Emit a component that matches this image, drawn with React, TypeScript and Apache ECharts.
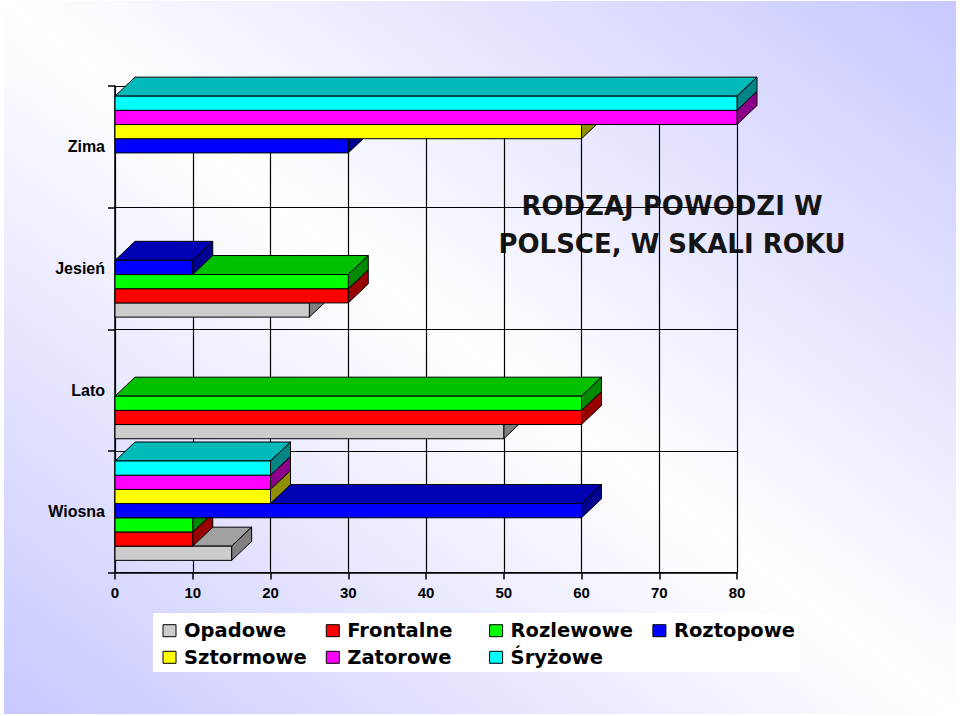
import React, { useEffect, useRef } from 'react';
import * as echarts from 'echarts';

// ---- data ----
const categories = ['Wiosna', 'Lato', 'Jesień', 'Zima'];
const seriesNames = ['Opadowe', 'Frontalne', 'Rozlewowe', 'Roztopowe', 'Sztormowe', 'Zatorowe', 'Śryżowe'];
const opadowe = [15, 50, 25, 0];
const frontalne = [10, 60, 30, 0];
const rozlewowe = [10, 60, 30, 0];
const roztopowe = [60, 0, 10, 30];
const sztormowe = [20, 0, 0, 60];
const zatorowe = [20, 0, 0, 80];
const sryzowe = [20, 0, 0, 80];
const seriesValues = [opadowe, frontalne, rozlewowe, roztopowe, sztormowe, zatorowe, sryzowe];
const xMin = 0;
const xMax = 80;
const xInterval = 10;
const titleLines = ['RODZAJ POWODZI W', 'POLSCE, W SKALI ROKU'];

// ---- styles ----
const frontColors = ['#cccccc', '#ff0000', '#00ff00', '#0000ff', '#ffff00', '#ff00ff', '#00ffff'];
const topColors = ['#a0a0a0', '#c00000', '#00c000', '#0000b4', '#bdbd00', '#bd00bd', '#00b9b9'];
const sideColors = ['#808080', '#960000', '#008a00', '#000090', '#8f8f00', '#8c008c', '#008585'];

const ARIAL = 'Liberation Sans, Arial, sans-serif';
const WIDE = 'DejaVu Sans, Liberation Sans, sans-serif';

export default function App() {
  const ref = useRef<HTMLDivElement>(null);

  useEffect(() => {
    document.body.style.margin = '0';
    const chart = echarts.init(ref.current as HTMLDivElement, undefined, { renderer: 'svg' });
    const DX = 20;
    const DY = 19;
    const axisLineStyle = { color: '#000', width: 1.5 };
    const gridLineStyle = { color: '#000', width: 1.2 };

    const series = seriesNames.map((name, s) => ({
      name,
      type: 'custom',
      coordinateSystem: 'cartesian2d',
      encode: { x: 0, y: 1 },
      itemStyle: { color: frontColors[s] },
      z: 2,
      data: seriesValues[s].map((v, i) => [v, i]).filter((d) => d[0] > 0),
      renderItem: (params: any, api: any) => {
        const val = api.value(0);
        const cat = api.value(1);
        const base = api.coord([0, cat]);
        const end = api.coord([val, cat]);
        const band = api.size([0, 1])[1];
        const h = band * 0.1167;
        const bottom = base[1] + 3.5 * h - 1 - s * h;
        const top = bottom - h;
        const x0 = base[0];
        const x1 = end[0];
        const line = { stroke: '#000', lineWidth: 1, lineJoin: 'round' };
        const z2 = cat * 10 + s;
        return {
          type: 'group',
          children: [
            {
              type: 'polygon',
              z2,
              shape: { points: [[x0, top], [x1, top], [x1 + DX, top - DY], [x0 + DX, top - DY]] },
              style: { fill: topColors[s], ...line },
            },
            {
              type: 'polygon',
              z2,
              shape: { points: [[x1, top], [x1 + DX, top - DY], [x1 + DX, bottom - DY], [x1, bottom]] },
              style: { fill: sideColors[s], ...line },
            },
            {
              type: 'rect',
              z2,
              shape: { x: x0, y: top, width: x1 - x0, height: h },
              style: { fill: frontColors[s], ...line },
            },
          ],
        };
      },
    }));

    const legends = seriesNames.map((n, i) => ({
      data: [n],
      left: 162.5 + (i % 4) * 163.3,
      top: (i < 4 ? 630.7 : 657.3) - 10,
      orient: 'horizontal',
      padding: 0,
      itemWidth: 13,
      itemHeight: 12,
      icon: 'rect',
      selectedMode: false,
      itemStyle: { borderColor: '#000', borderWidth: 1 },
      textStyle: {
        fontFamily: WIDE,
        fontWeight: 'bold',
        fontSize: 19.5,
        color: '#000',
        lineHeight: 20,
        padding: [0, 0, 0, 3],
      },
    }));

    const titleStyle = {
      fontFamily: WIDE,
      fontWeight: 'bold',
      fontSize: 26,
      fill: '#151515',
      align: 'center',
      verticalAlign: 'middle',
    };

    chart.setOption({
      animation: false,
      backgroundColor: '#ffffff',
      graphic: [
        {
          type: 'rect',
          z: -10,
          shape: { x: 4, y: 1, width: 952, height: 713 },
          style: {
            fill: new echarts.graphic.LinearGradient(1, 0, 0, 1, [
              { offset: 0, color: '#c8c8ff' },
              { offset: 0.5, color: '#ffffff' },
              { offset: 1, color: '#c8c8ff' },
            ]),
          },
        },
        {
          type: 'rect',
          z: 1,
          shape: { x: 153, y: 613, width: 647, height: 59 },
          style: { fill: '#ffffff' },
        },
        { type: 'text', z: -1, x: 672, y: 206, style: { text: titleLines[0], ...titleStyle } },
        { type: 'text', z: -1, x: 672, y: 243.5, style: { text: titleLines[1], ...titleStyle } },
      ],
      grid: { left: 115, right: 223, top: 86, bottom: 143.5, containLabel: false },
      xAxis: {
        type: 'value',
        min: xMin,
        max: xMax,
        interval: xInterval,
        axisLine: { show: true, lineStyle: axisLineStyle },
        axisTick: { show: true, length: 7, lineStyle: axisLineStyle },
        axisLabel: { color: '#000', fontFamily: ARIAL, fontWeight: 'bold', fontSize: 15, margin: 12 },
        splitLine: { show: true, lineStyle: gridLineStyle },
      },
      yAxis: {
        type: 'category',
        data: categories,
        axisLine: { show: true, lineStyle: axisLineStyle },
        axisTick: { show: true, length: 7, alignWithLabel: false, lineStyle: axisLineStyle },
        axisLabel: { color: '#000', fontFamily: ARIAL, fontWeight: 'bold', fontSize: 16, margin: 10 },
        splitLine: { show: true, lineStyle: gridLineStyle },
      },
      legend: legends,
      series,
    });

    return () => {
      chart.dispose();
    };
  }, []);

  return <div ref={ref} style={{ width: 960, height: 716 }} />;
}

#### Task brief
From the listing above, copy all lines holding the word "React".

#### Result of this exercise
Emit a component that matches this image, drawn with React, TypeScript and Apache ECharts.
import React, { useEffect, useRef } from 'react';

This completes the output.